Women are simply more aware of, and concerned about, retirement than men. The numbers really speak for themselves here. In numerous studies, women indicate that they are less certain about their retirement, across a number of issues. In one recent survey, only 7% of women said they were “very confident” about being able to retire with a comfortable lifestyle, and 43% of women said they expect to work past age 70 or to never retire.
This drives a few key actions. First, women are much more purpose-driven than men when it comes to retirement savings. Women plan ahead, creating goals for ourselves and our families. We tend to buy and hold stocks, versus taking quick action during market fluctuations. The study found men are 35% more likely to make stock trades than women. We also take on less risk. Fidelity found that women tend to have a more age-based allocation of investments than men. On top of that, fewer women have their savings fully invested stocks than men, and women are more likely to invest in target date funds, ensuring they are well diversified.
Does this mean that women are coming out on top when it comes to retirement?

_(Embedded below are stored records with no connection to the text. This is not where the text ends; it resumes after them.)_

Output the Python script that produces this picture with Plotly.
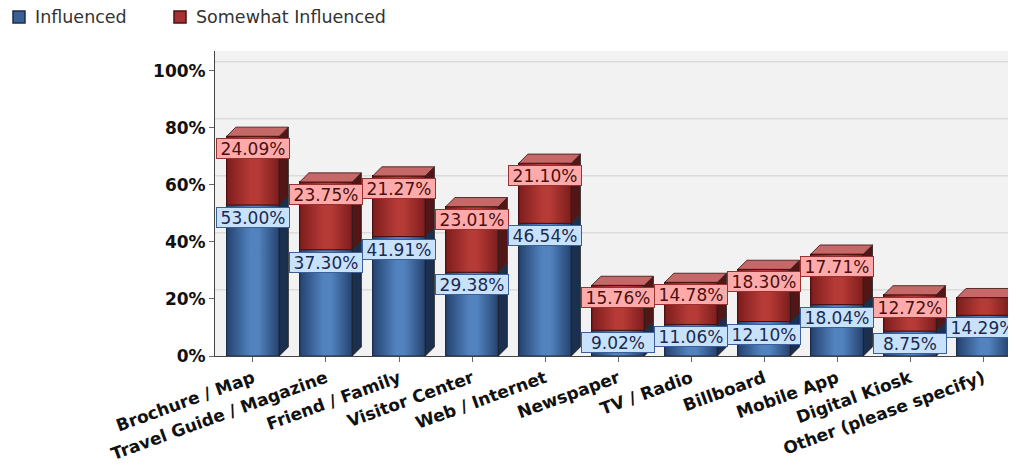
import plotly.graph_objects as go

categories = ["Brochure / Map", "Travel Guide / Magazine", "Friend / Family", "Visitor Center",
              "Web / Internet", "Newspaper", "TV / Radio", "Billboard", "Mobile App",
              "Digital Kiosk", "Other (please specify)"]
influenced = [53.00, 37.30, 41.91, 29.38, 46.54, 9.02, 11.06, 12.10, 18.04, 8.75, 14.29]
somewhat = [24.09, 23.75, 21.27, 23.01, 21.10, 15.76, 14.78, 18.30, 17.71, 12.72, 6.2]
y_ticks = [0, 20, 40, 60, 80, 100]
series_names = ["Influenced", "Somewhat Influenced"]

BLUE = "#3a6096"
BLUE_EDGE = "#24426f"
BLUE_MID = "#5283bf"
BLUE_SIDE = "#1b2f4f"
RED = "#a53232"
RED_EDGE = "#7c1d1d"
RED_MID = "#b63a36"
RED_SIDE = "#531616"
RED_TOP = "#c56868"

bar_w = 0.72
dx = 0.125   # depth offset in category units
dy = 3.2     # depth offset in percent units

L, T, B = 207, 43, 126
PLOT_LEFT = L + 8
PLOT_TOP = T + 8

fig = go.Figure()
xs = list(range(len(categories)))
fig.add_trace(go.Bar(x=xs, y=influenced, name=series_names[0], width=bar_w, showlegend=False,
                     marker=dict(color=BLUE, line=dict(color="#1b2d4a", width=1))))
fig.add_trace(go.Bar(x=xs, y=somewhat, name=series_names[1], width=bar_w, showlegend=False,
                     marker=dict(color=RED, line=dict(color="#4a1010", width=1))))

shapes = []
annotations = []

# shaded front faces (cylinder-like highlight) over each stacked segment
for i, (a, b) in enumerate(zip(influenced, somewhat)):
    x0, x1 = i - bar_w / 2, i + bar_w / 2
    for lo, hi, edge, mid, outline in [(0, a, BLUE_EDGE, BLUE_MID, "#1b2d4a"),
                                       (a, a + b, RED_EDGE, RED_MID, "#4a1010")]:
        fig.add_trace(go.Scatter(
            x=[x0, x1, x1, x0, x0], y=[lo, lo, hi, hi, lo], mode="lines", fill="toself",
            fillgradient=dict(type="horizontal", start=x0, stop=x1,
                              colorscale=[[0, edge], [0.45, mid], [0.6, mid], [1, edge]]),
            line=dict(color=outline, width=1), hoverinfo="skip", showlegend=False))

# back-wall grid lines (shifted by depth)
for v in y_ticks[1:]:
    shapes.append(dict(type="line", xref="paper", yref="y", x0=0, x1=1, y0=v + dy, y1=v + dy,
                       layer="below", line=dict(color="#d0d0d0", width=1)))

for i, (a, b) in enumerate(zip(influenced, somewhat)):
    x1 = i + bar_w / 2
    x0 = i - bar_w / 2
    for (lo, hi, col) in [(0, a, BLUE_SIDE), (a, a + b, RED_SIDE)]:
        shapes.append(dict(type="path", xref="x", yref="y", layer="above",
                           path=f"M {x1},{lo} L {x1+dx},{lo+dy} L {x1+dx},{hi+dy} L {x1},{hi} Z",
                           fillcolor=col, line=dict(color="#222", width=0.8)))
    top = a + b
    shapes.append(dict(type="path", xref="x", yref="y", layer="above",
                       path=f"M {x0},{top} L {x0+dx},{top+dy} L {x1+dx},{top+dy} L {x1},{top} Z",
                       fillcolor=RED_TOP, line=dict(color="#3a0d0d", width=0.8)))
    annotations.append(dict(x=i, y=a, xref="x", yref="y", text=f"{a:.2f}%", showarrow=False,
                            yanchor="top", yshift=-2, width=72, height=19,
                            font=dict(family="DejaVu Sans", size=17, color="#1a2a50"),
                            bgcolor="#c9e2fb", bordercolor="#3a5f99", borderwidth=1, borderpad=0))
    if b >= 8:
        annotations.append(dict(x=i, y=top, xref="x", yref="y", text=f"{b:.2f}%", showarrow=False,
                                yanchor="top", yshift=-2, width=72, height=19,
                                font=dict(family="DejaVu Sans", size=17, color="#4a1010"),
                                bgcolor="#ffaaaa", bordercolor="#9a3030", borderwidth=1, borderpad=0))

# manual legend (pixel offsets from plot-area top-left)
legend_items = [(series_names[0], BLUE, "#1b2d4a", 13), (series_names[1], RED, "#4a1010", 174)]
for name, col, edge, px in legend_items:
    shapes.append(dict(type="rect", xref="paper", yref="paper", xsizemode="pixel", ysizemode="pixel",
                       xanchor=0, yanchor=1, x0=px - PLOT_LEFT, x1=px + 12 - PLOT_LEFT,
                       y0=PLOT_TOP - 23, y1=PLOT_TOP - 11,
                       fillcolor=col, line=dict(color=edge, width=1.5)))
    annotations.append(dict(xref="paper", yref="paper", x=0, y=1, xanchor="left", yanchor="middle",
                            xshift=px + 20 - PLOT_LEFT, yshift=PLOT_TOP - 17, text=name,
                            showarrow=False, font=dict(family="DejaVu Sans", size=17.5, color="#333")))

fig.update_layout(
    barmode="stack",
    width=1016, height=474,
    margin=dict(l=L, r=0, t=T, b=B),
    paper_bgcolor="white",
    plot_bgcolor="#f2f2f2",
    shapes=shapes,
    annotations=annotations,
    showlegend=False,
    font=dict(family="DejaVu Sans"),
)
fig.update_xaxes(
    tickmode="array", tickvals=xs, ticktext=categories,
    range=[-0.52, 10.56], tickangle=-20,
    tickfont=dict(family="DejaVu Sans", size=17, color="#111", weight="bold"),
    ticks="outside", ticklen=5, tickcolor="#666",
    showline=True, linecolor="#444", linewidth=1, showgrid=False,
)
fig.update_yaxes(
    range=[0, 107], tickmode="array", tickvals=y_ticks, ticktext=[f"{v}%" for v in y_ticks],
    tickfont=dict(family="DejaVu Sans", size=17, color="#111", weight="bold"),
    ticks="outside", ticklen=5, tickcolor="#666",
    showline=True, linecolor="#444", linewidth=1,
    showgrid=False, zeroline=False,
)

fig.write_html("out.html")
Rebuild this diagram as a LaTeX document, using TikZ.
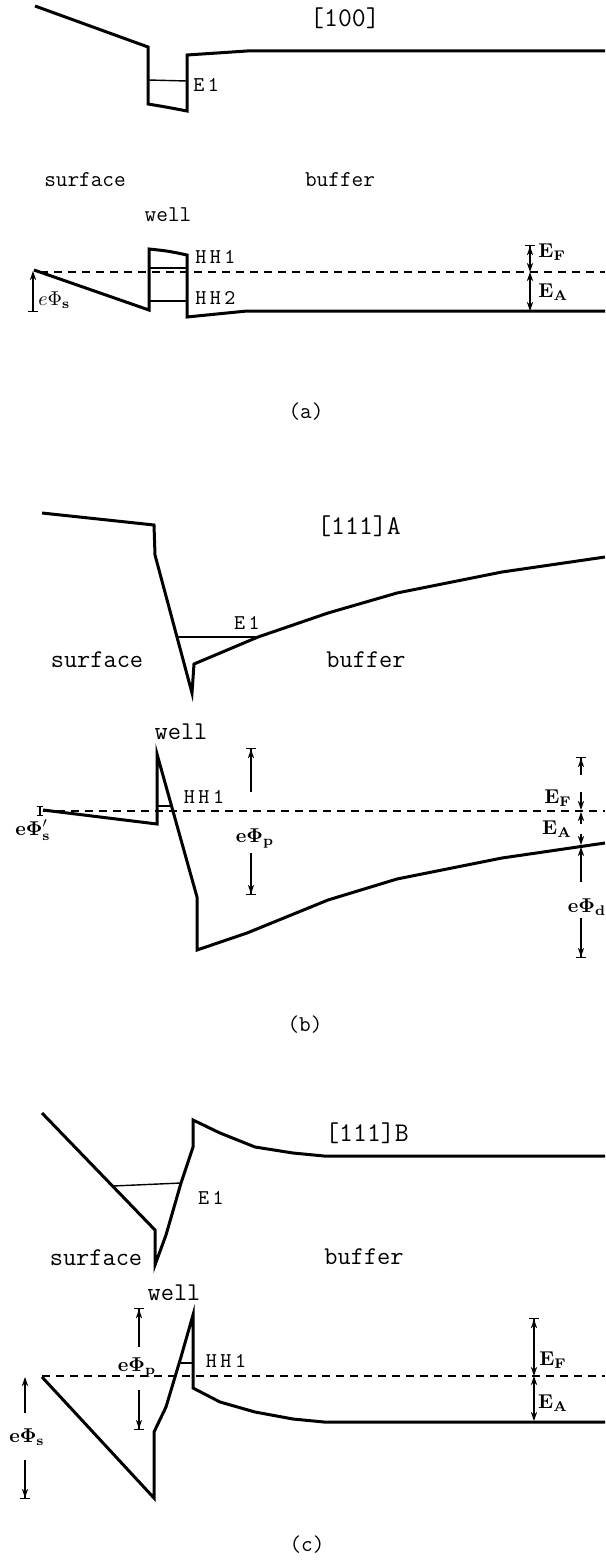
\documentclass[tikz,border=0pt]{standalone}
\usepackage{amsmath,amssymb}
\usetikzlibrary{arrows.meta}

\begin{document}
\begin{tikzpicture}[>={Stealth[length=1.6mm,width=1.1mm]},x=0.5pt,y=-0.5pt,
  band/.style={line width=1.5pt,line join=miter},level/.style={line width=0.7pt},
  fermi/.style={line width=0.6pt,dash pattern=on 4pt off 3pt},dim/.style={line width=0.6pt},
  tipbar/.style={dim,-{Stealth[length=1.6mm,width=1.1mm]Bar[width=1.6mm]}},
  bartips/.style={dim,{Bar[width=1.6mm]Stealth[length=1.6mm,width=1.1mm]}-{Stealth[length=1.6mm,width=1.1mm]}},
  lbl/.style={font=\fontsize{11.3}{13}\selectfont\ttfamily,inner sep=0pt},
  lblb/.style={font=\fontsize{12.8}{15}\selectfont\ttfamily,inner sep=0pt},
  hdr/.style={font=\fontsize{13.5}{15}\selectfont\ttfamily,inner sep=0pt},
  lev/.style={font=\fontsize{10.5}{12}\selectfont\ttfamily,inner sep=0pt},
  en/.style={font=\fontsize{10}{12}\selectfont,inner sep=0pt}]
\useasboundingbox (0,0) rectangle (605,1568);
% (a) [100]
\draw[band] (35,6) -- (148,47) -- (148,104) .. controls (166,107) .. (187,111) -- (187,55) -- (247,51) -- (605,51);
\draw[level] (148,80) -- (187,81);
\node[hdr] (hA) at (345,18) {[100]}; \node[lev,anchor=west] (e1A) at (193,85) {E\,1};
\node[lbl] (surfA) at (85,180) {surface}; \node[lbl] (bufA) at (340,180) {buffer}; \node[lbl] (wellA) at (168,215) {well};
\draw[band] (34,270) -- (149,310) -- (149,249) .. controls (168,251) .. (187,255) -- (187,317) -- (247,311) -- (605,311);
\draw[level] (149,268) -- (187,268); \draw[level] (149,301) -- (187,301);
\draw[fermi] (40,272) -- (605,272);
\node[lev,anchor=west] (hh1A) at (195,257) {H\,H\,1}; \node[lev,anchor=west] (hh2A) at (195,298) {H\,H\,2};
\coordinate (sA1) at (33,312); \coordinate (sA2) at (33,271);
\draw[dim,{Bar[width=1.6mm]}->] (sA1) -- (sA2); \node[en,anchor=west] (phisA) at (38,300) {$e\Phi_{\mathbf s}$};
\coordinate (fA1) at (530,245); \coordinate (fA2) at (530,272); \coordinate (fA3) at (530,311);
\draw[bartips] (fA1) -- (fA2); \draw[dim,<->] (fA2) -- (fA3);
\node[en,anchor=west] (efA) at (538,252) {$\mathbf{E}_{\mathbf F}$}; \node[en,anchor=west] (eaA) at (538,292) {$\mathbf{E}_{\mathbf A}$};
\node[lbl] (capA) at (306,412) {(a)};
% (b) [111]A
\draw[band] (42,513) -- (154,525) -- (155,555) -- (192,693) -- (194,664) -- (258,637) -- (328,613) -- (397,593) -- (502,572) -- (605,557);
\draw[level] (177,637) -- (258,637);
\node[hdr] (hB) at (359,526) {[111]A}; \node[lev] (e1B) at (247,623) {E\,1};
\node[lblb] (surfB) at (97,660) {surface}; \node[lblb] (bufB) at (366,660) {buffer}; \node[lblb] (wellB) at (181,732) {well};
\draw[band] (43,810) -- (157,824) -- (157,754) -- (197,897) -- (197,950) -- (247,933) -- (328,900) -- (397,879) -- (502,858) -- (605,843);
\draw[level] (157,806) -- (171,806);
\draw[fermi] (43,811) -- (605,811);
\node[lev] (hh1B) at (204,797) {H\,H\,1};
\coordinate (sB1) at (40,806); \coordinate (sB2) at (40,816);
\draw[dim,{Bar[width=1.2mm]}-{Bar[width=1.2mm]}] (sB1) -- (sB2); \node[en] (phisB) at (33,830) {$\mathbf{e\Phi}'_{\mathbf s}$};
\coordinate (pB1) at (251,792); \coordinate (pB2) at (251,748); \coordinate (pB3) at (251,853); \coordinate (pB4) at (251,895);
\draw[tipbar] (pB1) -- (pB2); \draw[tipbar] (pB3) -- (pB4); \node[en] (phipB) at (255,838) {$\mathbf{e\Phi}_{\mathbf p}$};
\coordinate (rB1) at (581,775); \coordinate (rB2) at (581,757); \coordinate (rB3) at (581,792); \coordinate (rB4) at (581,810);
\coordinate (rB5) at (581,824); \coordinate (rB6) at (581,812); \coordinate (rB7) at (581,834); \coordinate (rB8) at (581,845);
\coordinate (rB9) at (581,882); \coordinate (rB10) at (581,847); \coordinate (rB11) at (581,918); \coordinate (rB12) at (581,958);
\draw[tipbar] (rB1) -- (rB2); \draw[dim,->] (rB3) -- (rB4); \draw[dim,->] (rB5) -- (rB6); \draw[dim,->] (rB7) -- (rB8);
\draw[dim,->] (rB9) -- (rB10); \draw[tipbar] (rB11) -- (rB12);
\node[en] (efB) at (558,798) {$\mathbf{E}_{\mathbf F}$}; \node[en] (eaB) at (557,829) {$\mathbf{E}_{\mathbf A}$};
\node[en] (phidB) at (587,907) {$\mathbf{e\Phi}_{\mathbf d}$};
\node[lbl] (capB) at (305,1025) {(b)};
% (c) [111]B
\draw[band] (42,1113) -- (155,1230) -- (155,1265) -- (166,1235) -- (181,1183) -- (193,1147) -- (193,1120) -- (220,1133) -- (255,1147) -- (293,1153) -- (324,1156) -- (605,1156);
\draw[level] (113,1186) -- (181,1183);
\node[hdr] (hC) at (367,1133) {[111]B}; \node[lev] (e1C) at (211,1198) {E\,1};
\node[lblb] (surfC) at (96,1258) {surface}; \node[lblb] (bufC) at (364,1257) {buffer}; \node[lblb] (wellC) at (174,1293) {well};
\draw[band] (42,1377) -- (154,1498) -- (154,1432) -- (166,1407) -- (181,1357) -- (193,1315) -- (193,1388) -- (220,1402) -- (255,1412) -- (293,1419) -- (324,1422) -- (605,1422);
\draw[level] (179,1363) -- (193,1363);
\draw[fermi] (42,1376) -- (605,1376);
\node[lev] (hh1C) at (226,1361) {H\,H\,1};
\coordinate (pC1) at (139,1347); \coordinate (pC2) at (139,1308); \coordinate (pC3) at (139,1390); \coordinate (pC4) at (139,1430);
\draw[tipbar] (pC1) -- (pC2); \draw[tipbar] (pC3) -- (pC4); \node[en] (phipC) at (137,1367) {$\mathbf{e\Phi}_{\mathbf p}$};
\coordinate (sC1) at (25,1413); \coordinate (sC2) at (25,1377); \coordinate (sC3) at (25,1460); \coordinate (sC4) at (25,1499);
\draw[dim,->] (sC1) -- (sC2); \draw[tipbar] (sC3) -- (sC4); \node[en] (phisC) at (27,1437) {$\mathbf{e\Phi}_{\mathbf s}$};
\coordinate (fC1) at (534,1318); \coordinate (fC2) at (534,1376); \coordinate (fC3) at (534,1421);
\draw[bartips] (fC1) -- (fC2); \draw[dim,<->] (fC2) -- (fC3);
\node[en] (efC) at (553,1360) {$\mathbf{E}_{\mathbf F}$}; \node[en] (eaC) at (553,1403) {$\mathbf{E}_{\mathbf A}$};
\node[lbl] (capC) at (307,1545) {(c)};
\end{tikzpicture}
\end{document}
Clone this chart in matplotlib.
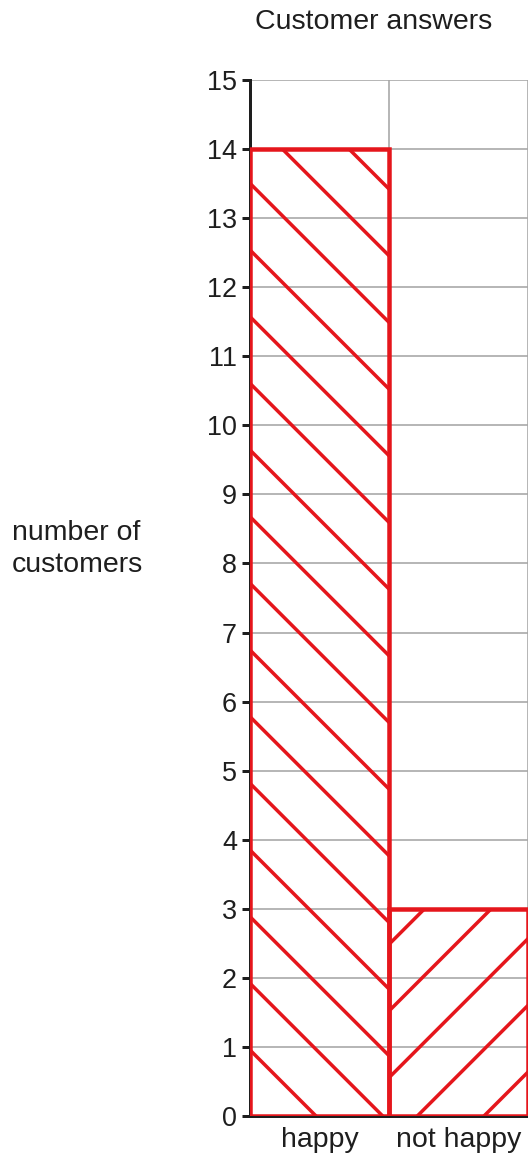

It depends on a few factors. First, the pay gap hurts women. So although women sign up 401(k) plans and save a larger portion of their pay, we still have smaller retirement savings because we are paid less than men. On top of that, the Fidelity study also found that women are much more conservative when savings. Across the board, we can be too conservative, not embracing enough risk early in our careers, or taking action when necessary. For example, men tend to be more likely to embrace more risk early in life, buying more stocks rather than bonds.
With equal pay and a less conservative strategy, what would these findings mean for women?
The differences between saving 9% versus 8.6% of your salary, or getting a return of 6.4% versus 6% might not seem like much but over time they add up. The Fidelity survey found that if a woman and man both earned $75,000 a year, and both started to invest at age 30, the slight differences in contribution rate and annual return would mean the woman would have a portfolio worth nearly $200,000 more at age 67 than the man.